*** MATERIAL ***

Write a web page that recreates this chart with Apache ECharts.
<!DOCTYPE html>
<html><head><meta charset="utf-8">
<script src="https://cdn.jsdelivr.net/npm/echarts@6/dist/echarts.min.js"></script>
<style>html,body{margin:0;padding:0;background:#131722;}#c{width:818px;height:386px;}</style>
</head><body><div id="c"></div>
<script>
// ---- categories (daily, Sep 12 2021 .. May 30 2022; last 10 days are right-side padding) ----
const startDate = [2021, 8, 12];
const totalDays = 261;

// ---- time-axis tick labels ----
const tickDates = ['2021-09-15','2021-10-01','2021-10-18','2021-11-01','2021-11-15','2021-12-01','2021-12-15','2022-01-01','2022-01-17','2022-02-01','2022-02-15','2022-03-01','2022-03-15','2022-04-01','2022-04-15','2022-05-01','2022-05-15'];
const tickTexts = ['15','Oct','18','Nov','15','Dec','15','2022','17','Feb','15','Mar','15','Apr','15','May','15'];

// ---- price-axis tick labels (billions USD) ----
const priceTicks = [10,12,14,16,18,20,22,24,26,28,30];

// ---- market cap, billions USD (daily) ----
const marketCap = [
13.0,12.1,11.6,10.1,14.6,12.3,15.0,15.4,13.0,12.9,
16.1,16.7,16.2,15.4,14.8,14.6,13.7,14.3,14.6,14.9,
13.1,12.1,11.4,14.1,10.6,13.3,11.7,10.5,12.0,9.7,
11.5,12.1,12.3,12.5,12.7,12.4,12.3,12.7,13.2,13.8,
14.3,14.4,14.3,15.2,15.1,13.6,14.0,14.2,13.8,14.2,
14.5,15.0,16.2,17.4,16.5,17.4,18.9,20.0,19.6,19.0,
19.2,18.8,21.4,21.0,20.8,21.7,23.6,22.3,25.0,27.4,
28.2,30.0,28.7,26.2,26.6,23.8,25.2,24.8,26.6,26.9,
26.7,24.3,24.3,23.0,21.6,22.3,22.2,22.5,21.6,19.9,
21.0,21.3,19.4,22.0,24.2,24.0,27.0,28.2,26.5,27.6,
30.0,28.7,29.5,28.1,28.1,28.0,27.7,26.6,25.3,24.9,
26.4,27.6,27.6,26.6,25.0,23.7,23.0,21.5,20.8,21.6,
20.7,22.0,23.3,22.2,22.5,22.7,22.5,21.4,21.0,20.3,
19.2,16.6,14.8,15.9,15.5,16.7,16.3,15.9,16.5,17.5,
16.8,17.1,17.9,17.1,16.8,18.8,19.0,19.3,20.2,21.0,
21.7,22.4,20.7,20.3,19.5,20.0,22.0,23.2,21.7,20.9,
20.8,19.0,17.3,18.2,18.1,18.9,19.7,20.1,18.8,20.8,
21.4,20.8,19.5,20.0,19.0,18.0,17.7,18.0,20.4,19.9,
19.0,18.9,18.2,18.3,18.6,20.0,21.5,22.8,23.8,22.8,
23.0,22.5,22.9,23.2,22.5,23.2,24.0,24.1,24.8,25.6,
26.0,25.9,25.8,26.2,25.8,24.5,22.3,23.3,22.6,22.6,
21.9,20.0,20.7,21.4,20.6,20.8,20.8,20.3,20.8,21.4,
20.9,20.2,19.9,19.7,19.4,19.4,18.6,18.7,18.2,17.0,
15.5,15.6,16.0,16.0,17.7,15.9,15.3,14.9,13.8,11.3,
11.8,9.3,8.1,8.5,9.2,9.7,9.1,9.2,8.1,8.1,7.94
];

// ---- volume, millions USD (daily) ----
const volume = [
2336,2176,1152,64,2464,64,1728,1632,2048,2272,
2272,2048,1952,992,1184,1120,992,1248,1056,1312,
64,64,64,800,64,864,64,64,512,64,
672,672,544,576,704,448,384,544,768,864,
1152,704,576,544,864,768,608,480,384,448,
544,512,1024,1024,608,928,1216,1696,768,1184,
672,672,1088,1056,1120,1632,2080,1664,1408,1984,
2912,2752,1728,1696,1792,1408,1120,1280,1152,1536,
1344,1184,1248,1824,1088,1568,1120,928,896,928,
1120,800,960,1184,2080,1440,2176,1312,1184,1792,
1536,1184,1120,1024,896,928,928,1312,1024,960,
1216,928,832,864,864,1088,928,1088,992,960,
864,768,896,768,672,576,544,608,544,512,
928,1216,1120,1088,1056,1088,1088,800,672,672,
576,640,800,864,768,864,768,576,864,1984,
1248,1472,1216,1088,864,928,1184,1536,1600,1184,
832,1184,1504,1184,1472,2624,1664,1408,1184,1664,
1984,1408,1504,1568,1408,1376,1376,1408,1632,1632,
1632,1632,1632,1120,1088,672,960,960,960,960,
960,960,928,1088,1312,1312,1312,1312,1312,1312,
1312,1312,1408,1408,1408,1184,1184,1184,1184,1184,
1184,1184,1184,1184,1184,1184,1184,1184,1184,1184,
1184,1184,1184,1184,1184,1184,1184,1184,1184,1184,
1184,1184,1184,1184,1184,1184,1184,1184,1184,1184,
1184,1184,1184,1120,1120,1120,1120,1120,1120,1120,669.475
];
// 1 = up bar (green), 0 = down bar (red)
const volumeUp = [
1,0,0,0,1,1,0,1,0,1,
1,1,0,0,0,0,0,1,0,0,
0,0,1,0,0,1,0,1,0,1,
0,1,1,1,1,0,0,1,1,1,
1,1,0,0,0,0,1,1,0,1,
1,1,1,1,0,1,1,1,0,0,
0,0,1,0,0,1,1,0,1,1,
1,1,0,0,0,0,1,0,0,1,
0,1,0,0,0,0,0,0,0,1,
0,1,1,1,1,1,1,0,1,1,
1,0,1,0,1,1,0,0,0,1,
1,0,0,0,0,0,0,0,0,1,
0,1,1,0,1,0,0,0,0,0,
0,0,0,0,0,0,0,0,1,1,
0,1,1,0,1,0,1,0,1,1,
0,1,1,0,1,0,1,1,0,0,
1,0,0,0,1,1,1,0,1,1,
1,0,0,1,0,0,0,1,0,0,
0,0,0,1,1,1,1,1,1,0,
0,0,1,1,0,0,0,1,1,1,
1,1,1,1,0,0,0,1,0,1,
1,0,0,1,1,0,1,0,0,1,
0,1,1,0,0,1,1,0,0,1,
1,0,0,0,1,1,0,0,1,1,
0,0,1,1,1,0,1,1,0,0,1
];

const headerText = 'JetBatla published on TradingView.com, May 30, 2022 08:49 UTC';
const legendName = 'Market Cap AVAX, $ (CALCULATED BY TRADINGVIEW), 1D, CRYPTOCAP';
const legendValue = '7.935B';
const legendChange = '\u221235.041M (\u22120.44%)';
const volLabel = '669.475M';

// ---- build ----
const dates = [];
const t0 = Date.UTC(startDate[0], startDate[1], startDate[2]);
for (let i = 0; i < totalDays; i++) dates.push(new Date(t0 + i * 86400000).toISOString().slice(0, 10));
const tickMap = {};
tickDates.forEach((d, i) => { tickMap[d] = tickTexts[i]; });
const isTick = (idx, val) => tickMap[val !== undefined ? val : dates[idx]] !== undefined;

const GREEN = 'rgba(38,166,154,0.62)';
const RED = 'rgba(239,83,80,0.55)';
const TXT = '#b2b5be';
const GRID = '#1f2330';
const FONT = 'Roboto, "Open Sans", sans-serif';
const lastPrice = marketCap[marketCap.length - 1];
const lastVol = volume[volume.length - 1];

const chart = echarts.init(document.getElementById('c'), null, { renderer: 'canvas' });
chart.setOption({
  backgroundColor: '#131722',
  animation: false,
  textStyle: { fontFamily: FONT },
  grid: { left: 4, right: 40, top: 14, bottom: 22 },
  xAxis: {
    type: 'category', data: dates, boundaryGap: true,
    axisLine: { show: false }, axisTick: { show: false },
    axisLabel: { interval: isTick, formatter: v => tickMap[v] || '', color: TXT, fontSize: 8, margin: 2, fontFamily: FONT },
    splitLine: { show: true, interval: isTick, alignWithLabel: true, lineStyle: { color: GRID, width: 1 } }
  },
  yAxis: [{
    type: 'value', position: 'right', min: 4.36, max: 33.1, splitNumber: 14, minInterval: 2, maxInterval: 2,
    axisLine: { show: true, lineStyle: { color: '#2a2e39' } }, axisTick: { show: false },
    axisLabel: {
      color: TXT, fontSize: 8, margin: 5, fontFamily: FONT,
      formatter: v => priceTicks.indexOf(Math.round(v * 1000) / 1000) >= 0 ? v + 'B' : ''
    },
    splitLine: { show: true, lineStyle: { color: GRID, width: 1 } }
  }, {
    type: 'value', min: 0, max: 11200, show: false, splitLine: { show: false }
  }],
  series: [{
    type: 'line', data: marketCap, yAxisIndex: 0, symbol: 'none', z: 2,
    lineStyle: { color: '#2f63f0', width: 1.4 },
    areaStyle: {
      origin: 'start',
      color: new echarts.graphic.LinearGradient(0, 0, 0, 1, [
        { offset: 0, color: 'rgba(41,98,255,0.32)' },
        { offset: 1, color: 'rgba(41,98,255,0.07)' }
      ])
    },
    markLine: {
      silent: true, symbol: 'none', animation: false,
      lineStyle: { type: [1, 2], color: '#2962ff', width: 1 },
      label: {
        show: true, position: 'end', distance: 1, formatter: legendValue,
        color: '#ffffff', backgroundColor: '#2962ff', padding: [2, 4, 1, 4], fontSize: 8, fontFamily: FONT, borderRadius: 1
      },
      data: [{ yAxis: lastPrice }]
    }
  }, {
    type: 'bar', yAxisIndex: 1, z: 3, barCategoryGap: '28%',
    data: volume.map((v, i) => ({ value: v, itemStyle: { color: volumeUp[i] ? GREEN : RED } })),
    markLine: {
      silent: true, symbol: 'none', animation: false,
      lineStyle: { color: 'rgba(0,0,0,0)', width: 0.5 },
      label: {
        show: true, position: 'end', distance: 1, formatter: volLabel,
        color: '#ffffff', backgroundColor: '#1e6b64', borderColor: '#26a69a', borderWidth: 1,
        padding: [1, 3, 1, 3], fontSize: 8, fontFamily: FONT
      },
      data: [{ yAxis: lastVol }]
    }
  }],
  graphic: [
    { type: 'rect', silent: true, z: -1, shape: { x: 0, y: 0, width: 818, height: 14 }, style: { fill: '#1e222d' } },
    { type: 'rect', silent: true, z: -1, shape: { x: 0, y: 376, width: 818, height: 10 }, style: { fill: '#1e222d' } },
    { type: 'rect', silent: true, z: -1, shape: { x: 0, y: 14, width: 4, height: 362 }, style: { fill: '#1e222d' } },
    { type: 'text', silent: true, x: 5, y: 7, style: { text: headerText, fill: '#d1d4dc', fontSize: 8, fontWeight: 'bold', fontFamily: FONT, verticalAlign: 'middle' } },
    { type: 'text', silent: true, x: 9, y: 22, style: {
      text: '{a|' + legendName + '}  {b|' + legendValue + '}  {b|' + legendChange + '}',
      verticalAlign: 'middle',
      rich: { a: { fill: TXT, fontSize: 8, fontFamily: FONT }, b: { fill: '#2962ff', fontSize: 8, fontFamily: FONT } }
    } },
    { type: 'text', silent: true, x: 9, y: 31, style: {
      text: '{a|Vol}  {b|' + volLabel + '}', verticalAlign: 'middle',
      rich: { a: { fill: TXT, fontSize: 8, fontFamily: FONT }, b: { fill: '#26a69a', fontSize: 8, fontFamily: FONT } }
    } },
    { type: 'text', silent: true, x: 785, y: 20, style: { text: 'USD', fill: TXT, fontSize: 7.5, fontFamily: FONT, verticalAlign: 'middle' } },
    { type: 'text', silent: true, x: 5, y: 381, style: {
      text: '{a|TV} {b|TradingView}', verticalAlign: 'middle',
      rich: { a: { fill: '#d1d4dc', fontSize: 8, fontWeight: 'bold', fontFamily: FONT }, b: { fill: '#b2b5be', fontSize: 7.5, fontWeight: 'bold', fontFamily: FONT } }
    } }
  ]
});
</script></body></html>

***

PROBLEM REQUIREMENTS →
Repeat the material word for word from its opening line up to and including the line containing "const priceTicks = [10,12,14,16,18,20,22,24,26,28,30];".

THE RESPONSE →
Write a web page that recreates this chart with Apache ECharts.
<!DOCTYPE html>
<html><head><meta charset="utf-8">
<script src="https://cdn.jsdelivr.net/npm/echarts@6/dist/echarts.min.js"></script>
<style>html,body{margin:0;padding:0;background:#131722;}#c{width:818px;height:386px;}</style>
</head><body><div id="c"></div>
<script>
// ---- categories (daily, Sep 12 2021 .. May 30 2022; last 10 days are right-side padding) ----
const startDate = [2021, 8, 12];
const totalDays = 261;

// ---- time-axis tick labels ----
const tickDates = ['2021-09-15','2021-10-01','2021-10-18','2021-11-01','2021-11-15','2021-12-01','2021-12-15','2022-01-01','2022-01-17','2022-02-01','2022-02-15','2022-03-01','2022-03-15','2022-04-01','2022-04-15','2022-05-01','2022-05-15'];
const tickTexts = ['15','Oct','18','Nov','15','Dec','15','2022','17','Feb','15','Mar','15','Apr','15','May','15'];

// ---- price-axis tick labels (billions USD) ----
const priceTicks = [10,12,14,16,18,20,22,24,26,28,30];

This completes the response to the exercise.